> _Data supplied_:

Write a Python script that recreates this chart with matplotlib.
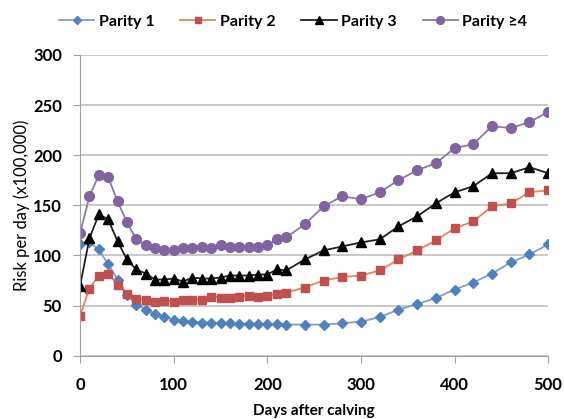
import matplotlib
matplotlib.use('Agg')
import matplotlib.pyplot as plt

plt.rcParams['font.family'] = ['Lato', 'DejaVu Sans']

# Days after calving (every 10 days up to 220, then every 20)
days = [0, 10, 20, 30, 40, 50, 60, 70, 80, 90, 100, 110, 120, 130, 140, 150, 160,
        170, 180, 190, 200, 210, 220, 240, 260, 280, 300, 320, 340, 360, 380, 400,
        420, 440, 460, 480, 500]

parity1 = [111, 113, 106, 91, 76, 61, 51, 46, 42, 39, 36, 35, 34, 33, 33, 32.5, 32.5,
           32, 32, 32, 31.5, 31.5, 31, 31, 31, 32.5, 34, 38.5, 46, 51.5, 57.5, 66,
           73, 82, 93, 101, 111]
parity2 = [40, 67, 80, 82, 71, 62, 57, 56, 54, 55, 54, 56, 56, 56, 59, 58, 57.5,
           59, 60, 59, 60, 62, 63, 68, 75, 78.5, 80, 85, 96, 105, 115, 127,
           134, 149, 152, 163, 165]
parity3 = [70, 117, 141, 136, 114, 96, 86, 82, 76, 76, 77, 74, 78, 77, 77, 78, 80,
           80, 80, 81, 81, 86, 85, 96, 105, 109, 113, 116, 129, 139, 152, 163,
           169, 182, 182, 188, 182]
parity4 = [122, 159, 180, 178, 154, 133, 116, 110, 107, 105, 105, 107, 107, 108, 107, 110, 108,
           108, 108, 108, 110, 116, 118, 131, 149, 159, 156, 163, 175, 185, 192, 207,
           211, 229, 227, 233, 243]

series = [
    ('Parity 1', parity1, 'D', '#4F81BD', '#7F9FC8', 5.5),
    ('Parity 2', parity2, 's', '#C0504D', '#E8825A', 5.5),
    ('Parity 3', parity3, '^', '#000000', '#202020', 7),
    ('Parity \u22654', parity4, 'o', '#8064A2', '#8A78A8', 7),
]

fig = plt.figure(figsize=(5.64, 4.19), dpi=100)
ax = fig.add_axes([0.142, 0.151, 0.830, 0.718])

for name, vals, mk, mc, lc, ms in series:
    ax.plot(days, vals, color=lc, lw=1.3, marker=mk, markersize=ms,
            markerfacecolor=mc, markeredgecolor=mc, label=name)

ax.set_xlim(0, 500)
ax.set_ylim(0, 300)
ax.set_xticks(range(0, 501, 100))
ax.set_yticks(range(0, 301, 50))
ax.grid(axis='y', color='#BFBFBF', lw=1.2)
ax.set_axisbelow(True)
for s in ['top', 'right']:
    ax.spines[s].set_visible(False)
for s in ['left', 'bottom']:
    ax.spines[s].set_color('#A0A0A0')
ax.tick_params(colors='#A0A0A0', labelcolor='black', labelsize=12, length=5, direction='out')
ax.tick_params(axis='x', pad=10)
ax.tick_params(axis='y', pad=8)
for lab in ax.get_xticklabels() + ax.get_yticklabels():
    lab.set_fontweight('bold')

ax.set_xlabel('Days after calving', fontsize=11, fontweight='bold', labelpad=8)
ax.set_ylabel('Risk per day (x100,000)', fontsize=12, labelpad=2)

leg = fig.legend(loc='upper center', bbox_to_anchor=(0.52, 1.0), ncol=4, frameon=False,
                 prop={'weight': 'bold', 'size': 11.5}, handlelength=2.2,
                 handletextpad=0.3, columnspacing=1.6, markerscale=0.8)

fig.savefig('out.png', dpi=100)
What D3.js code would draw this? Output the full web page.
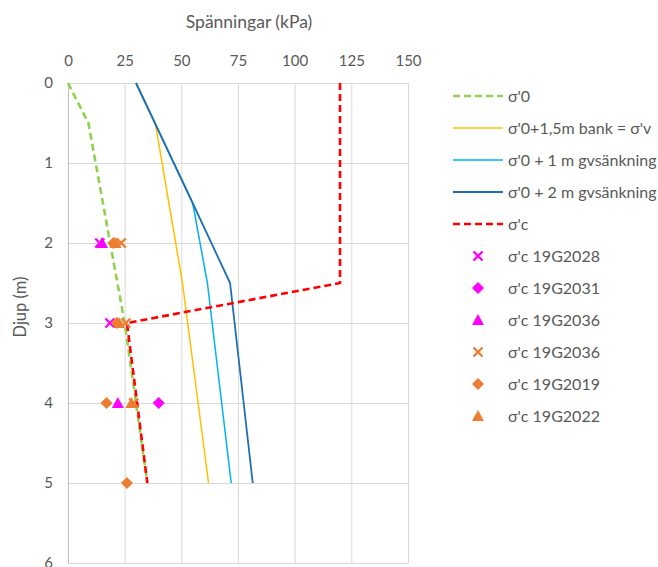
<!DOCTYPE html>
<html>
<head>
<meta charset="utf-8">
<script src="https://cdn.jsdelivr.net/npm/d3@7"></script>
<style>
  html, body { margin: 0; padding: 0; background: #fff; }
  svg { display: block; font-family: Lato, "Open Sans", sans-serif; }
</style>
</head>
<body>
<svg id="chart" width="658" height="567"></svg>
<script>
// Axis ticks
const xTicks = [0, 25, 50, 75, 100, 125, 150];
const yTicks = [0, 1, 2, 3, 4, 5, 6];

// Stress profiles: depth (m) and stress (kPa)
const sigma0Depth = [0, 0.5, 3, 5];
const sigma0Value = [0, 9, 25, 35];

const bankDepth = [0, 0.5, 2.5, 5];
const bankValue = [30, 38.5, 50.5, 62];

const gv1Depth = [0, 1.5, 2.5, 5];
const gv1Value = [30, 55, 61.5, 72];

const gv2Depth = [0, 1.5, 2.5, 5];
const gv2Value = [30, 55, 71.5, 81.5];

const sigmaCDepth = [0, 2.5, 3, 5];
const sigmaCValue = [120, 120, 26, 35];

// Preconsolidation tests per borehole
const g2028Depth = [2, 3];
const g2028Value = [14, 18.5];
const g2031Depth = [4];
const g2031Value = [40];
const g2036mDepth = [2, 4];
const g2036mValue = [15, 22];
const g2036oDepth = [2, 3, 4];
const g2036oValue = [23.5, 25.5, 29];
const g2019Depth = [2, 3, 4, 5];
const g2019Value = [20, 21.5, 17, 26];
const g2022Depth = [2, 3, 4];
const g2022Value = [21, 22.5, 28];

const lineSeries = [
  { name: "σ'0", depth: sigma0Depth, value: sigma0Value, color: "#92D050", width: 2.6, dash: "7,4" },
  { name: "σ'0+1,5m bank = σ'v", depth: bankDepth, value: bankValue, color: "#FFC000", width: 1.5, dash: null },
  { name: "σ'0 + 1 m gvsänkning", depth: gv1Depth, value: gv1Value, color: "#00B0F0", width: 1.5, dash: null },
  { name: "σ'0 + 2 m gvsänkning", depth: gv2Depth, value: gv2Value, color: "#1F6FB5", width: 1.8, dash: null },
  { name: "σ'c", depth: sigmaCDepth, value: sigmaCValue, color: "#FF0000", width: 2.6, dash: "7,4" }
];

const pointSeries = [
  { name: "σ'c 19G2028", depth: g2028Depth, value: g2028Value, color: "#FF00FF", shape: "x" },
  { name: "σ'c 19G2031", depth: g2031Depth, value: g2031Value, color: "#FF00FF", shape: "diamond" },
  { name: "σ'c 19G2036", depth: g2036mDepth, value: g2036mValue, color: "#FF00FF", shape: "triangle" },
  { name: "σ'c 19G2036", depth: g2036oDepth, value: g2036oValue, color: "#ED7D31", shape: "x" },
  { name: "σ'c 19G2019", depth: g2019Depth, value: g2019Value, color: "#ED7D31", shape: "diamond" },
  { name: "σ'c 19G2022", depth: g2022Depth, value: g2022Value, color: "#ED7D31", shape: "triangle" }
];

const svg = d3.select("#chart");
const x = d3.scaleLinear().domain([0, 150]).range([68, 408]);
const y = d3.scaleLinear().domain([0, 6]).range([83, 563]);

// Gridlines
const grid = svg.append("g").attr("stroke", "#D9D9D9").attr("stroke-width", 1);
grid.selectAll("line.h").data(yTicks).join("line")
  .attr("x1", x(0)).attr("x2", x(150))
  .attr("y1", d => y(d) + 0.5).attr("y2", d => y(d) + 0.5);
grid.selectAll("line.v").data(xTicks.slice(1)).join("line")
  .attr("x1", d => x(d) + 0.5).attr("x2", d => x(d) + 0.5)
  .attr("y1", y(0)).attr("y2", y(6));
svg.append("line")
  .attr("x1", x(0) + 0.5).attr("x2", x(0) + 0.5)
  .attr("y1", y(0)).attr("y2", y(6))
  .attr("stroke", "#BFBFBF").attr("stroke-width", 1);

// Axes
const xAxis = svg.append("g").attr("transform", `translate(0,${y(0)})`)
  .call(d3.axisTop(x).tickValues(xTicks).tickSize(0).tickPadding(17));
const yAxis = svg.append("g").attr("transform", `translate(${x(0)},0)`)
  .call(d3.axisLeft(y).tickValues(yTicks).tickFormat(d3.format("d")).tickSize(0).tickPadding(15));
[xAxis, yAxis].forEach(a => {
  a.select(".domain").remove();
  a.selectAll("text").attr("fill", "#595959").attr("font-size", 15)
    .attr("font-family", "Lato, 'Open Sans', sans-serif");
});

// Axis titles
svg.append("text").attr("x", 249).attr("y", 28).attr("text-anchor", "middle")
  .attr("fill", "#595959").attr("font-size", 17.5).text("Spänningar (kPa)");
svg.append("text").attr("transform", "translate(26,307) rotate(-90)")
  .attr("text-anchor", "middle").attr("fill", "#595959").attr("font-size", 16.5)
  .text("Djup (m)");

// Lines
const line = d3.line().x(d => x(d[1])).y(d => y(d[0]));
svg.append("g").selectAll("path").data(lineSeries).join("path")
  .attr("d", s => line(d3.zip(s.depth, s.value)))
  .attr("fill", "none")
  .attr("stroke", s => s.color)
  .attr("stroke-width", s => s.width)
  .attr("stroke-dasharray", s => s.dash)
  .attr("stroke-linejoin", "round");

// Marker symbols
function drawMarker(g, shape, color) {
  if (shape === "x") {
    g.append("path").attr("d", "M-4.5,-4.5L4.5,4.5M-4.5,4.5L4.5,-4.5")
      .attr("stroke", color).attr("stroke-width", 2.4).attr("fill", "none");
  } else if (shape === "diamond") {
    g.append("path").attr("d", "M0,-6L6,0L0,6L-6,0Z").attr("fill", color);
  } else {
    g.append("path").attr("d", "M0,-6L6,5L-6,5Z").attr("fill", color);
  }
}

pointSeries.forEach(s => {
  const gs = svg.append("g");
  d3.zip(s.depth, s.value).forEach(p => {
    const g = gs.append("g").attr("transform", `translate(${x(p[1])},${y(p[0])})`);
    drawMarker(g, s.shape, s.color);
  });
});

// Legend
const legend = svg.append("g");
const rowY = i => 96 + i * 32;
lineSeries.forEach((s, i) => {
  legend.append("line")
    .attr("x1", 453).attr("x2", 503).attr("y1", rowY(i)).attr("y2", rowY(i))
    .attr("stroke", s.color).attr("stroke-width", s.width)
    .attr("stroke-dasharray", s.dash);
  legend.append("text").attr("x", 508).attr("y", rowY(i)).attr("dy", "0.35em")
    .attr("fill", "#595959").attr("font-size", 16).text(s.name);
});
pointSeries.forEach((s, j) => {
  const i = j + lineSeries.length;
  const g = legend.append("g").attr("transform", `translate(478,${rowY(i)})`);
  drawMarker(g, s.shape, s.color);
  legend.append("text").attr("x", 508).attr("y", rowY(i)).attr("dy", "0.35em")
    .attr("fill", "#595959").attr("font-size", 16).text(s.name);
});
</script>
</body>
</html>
==
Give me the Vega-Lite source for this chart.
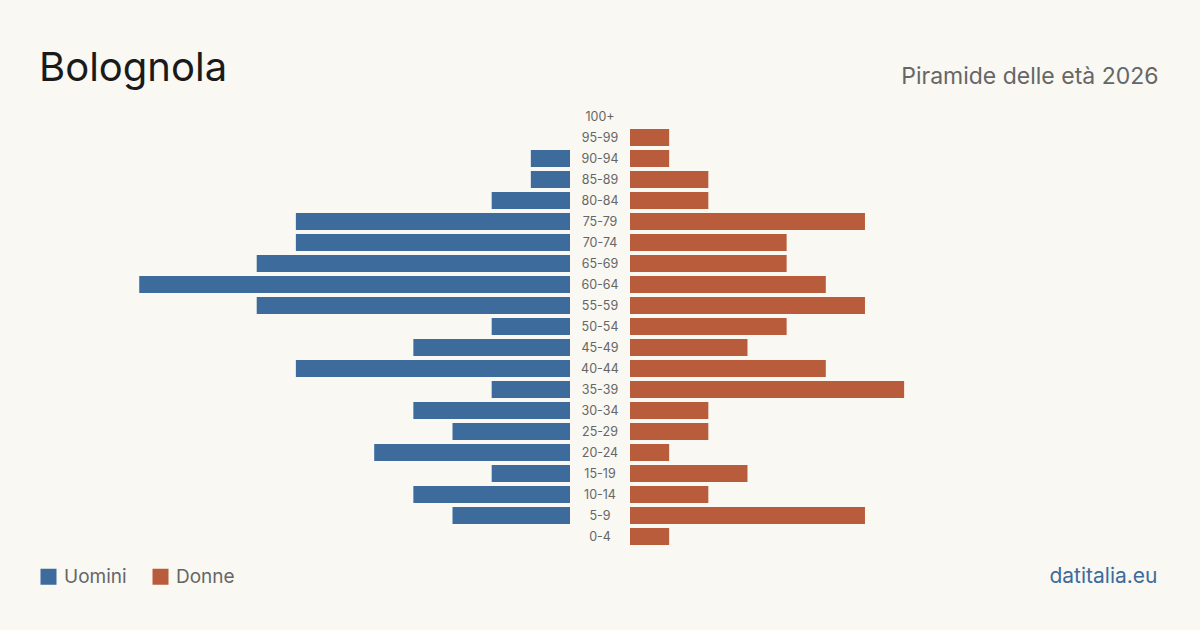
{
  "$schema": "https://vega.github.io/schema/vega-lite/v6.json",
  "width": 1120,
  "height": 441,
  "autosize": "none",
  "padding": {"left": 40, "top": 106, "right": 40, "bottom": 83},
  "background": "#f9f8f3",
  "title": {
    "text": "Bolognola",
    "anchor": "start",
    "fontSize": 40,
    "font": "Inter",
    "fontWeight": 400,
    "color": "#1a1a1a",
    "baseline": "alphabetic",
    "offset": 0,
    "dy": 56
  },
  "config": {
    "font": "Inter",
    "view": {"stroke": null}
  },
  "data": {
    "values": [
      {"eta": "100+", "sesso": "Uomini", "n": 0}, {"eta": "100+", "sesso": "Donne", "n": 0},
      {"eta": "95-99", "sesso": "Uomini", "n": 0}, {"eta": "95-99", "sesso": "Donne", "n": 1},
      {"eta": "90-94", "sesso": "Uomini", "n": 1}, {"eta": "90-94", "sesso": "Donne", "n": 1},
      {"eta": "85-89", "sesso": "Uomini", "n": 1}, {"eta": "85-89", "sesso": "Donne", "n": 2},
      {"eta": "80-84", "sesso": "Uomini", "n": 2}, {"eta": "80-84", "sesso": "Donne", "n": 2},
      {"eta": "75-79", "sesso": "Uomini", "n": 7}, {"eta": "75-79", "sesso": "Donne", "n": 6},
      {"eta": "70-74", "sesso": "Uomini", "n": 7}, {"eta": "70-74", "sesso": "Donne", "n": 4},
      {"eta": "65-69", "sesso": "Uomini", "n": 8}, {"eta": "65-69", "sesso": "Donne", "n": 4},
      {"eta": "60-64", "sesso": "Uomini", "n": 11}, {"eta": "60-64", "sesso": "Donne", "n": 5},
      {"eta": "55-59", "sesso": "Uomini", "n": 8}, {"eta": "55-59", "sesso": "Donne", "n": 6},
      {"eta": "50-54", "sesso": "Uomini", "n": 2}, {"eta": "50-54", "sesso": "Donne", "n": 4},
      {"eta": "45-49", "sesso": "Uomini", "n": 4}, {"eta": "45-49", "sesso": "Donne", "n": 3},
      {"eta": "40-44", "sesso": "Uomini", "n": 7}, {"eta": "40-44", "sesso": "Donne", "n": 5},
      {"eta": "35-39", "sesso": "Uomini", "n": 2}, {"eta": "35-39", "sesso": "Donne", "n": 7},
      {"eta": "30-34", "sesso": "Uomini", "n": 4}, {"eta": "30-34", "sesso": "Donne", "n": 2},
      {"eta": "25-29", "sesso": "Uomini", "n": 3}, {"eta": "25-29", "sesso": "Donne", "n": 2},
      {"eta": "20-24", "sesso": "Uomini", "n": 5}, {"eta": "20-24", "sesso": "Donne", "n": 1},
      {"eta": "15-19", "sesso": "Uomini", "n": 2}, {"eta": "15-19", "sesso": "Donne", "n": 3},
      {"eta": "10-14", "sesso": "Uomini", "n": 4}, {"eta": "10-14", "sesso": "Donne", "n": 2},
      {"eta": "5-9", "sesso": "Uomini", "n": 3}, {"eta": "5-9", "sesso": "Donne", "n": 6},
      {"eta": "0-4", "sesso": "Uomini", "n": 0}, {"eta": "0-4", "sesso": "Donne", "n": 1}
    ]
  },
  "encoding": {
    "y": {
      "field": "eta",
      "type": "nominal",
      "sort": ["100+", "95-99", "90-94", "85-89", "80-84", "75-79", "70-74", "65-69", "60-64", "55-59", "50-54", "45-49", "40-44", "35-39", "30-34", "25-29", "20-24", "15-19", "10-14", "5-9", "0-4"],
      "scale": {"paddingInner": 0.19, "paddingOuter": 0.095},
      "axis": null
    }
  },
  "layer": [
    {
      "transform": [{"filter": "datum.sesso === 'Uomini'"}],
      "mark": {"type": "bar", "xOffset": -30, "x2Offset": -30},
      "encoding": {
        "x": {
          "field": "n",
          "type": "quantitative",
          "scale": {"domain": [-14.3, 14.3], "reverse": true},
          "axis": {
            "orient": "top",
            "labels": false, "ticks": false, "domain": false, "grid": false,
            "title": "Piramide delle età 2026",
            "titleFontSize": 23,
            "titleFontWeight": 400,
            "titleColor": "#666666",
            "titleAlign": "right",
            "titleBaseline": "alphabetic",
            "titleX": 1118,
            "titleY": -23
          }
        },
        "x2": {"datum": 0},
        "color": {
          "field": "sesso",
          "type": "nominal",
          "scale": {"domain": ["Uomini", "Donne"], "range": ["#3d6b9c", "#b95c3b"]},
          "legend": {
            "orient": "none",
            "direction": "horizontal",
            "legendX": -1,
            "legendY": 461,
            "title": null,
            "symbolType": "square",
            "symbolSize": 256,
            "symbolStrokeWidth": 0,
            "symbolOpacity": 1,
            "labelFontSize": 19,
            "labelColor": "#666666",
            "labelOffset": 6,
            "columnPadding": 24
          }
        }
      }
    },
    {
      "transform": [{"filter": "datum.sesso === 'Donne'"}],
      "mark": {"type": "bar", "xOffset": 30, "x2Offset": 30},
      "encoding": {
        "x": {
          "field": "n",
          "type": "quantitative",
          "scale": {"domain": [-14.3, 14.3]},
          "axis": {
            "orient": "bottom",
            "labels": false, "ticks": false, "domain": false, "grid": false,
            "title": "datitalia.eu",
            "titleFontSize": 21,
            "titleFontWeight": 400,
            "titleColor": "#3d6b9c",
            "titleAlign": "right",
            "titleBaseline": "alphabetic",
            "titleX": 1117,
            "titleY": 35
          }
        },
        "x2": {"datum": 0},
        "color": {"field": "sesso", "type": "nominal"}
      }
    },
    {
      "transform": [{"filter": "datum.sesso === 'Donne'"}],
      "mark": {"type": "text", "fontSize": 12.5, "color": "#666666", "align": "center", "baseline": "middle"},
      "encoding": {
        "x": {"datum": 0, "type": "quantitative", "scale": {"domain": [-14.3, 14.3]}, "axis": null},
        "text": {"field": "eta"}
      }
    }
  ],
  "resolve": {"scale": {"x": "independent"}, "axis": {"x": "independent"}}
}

> _Direction_: Going back to the data above, write out everything from the line with "Write a Python" down to the line with "420, 440, 460, 480, 500]", both included, leaving every picture out.

> _The response_:
Write a Python script that recreates this chart with matplotlib.
import matplotlib
matplotlib.use('Agg')
import matplotlib.pyplot as plt

plt.rcParams['font.family'] = ['Lato', 'DejaVu Sans']

# Days after calving (every 10 days up to 220, then every 20)
days = [0, 10, 20, 30, 40, 50, 60, 70, 80, 90, 100, 110, 120, 130, 140, 150, 160,
        170, 180, 190, 200, 210, 220, 240, 260, 280, 300, 320, 340, 360, 380, 400,
        420, 440, 460, 480, 500]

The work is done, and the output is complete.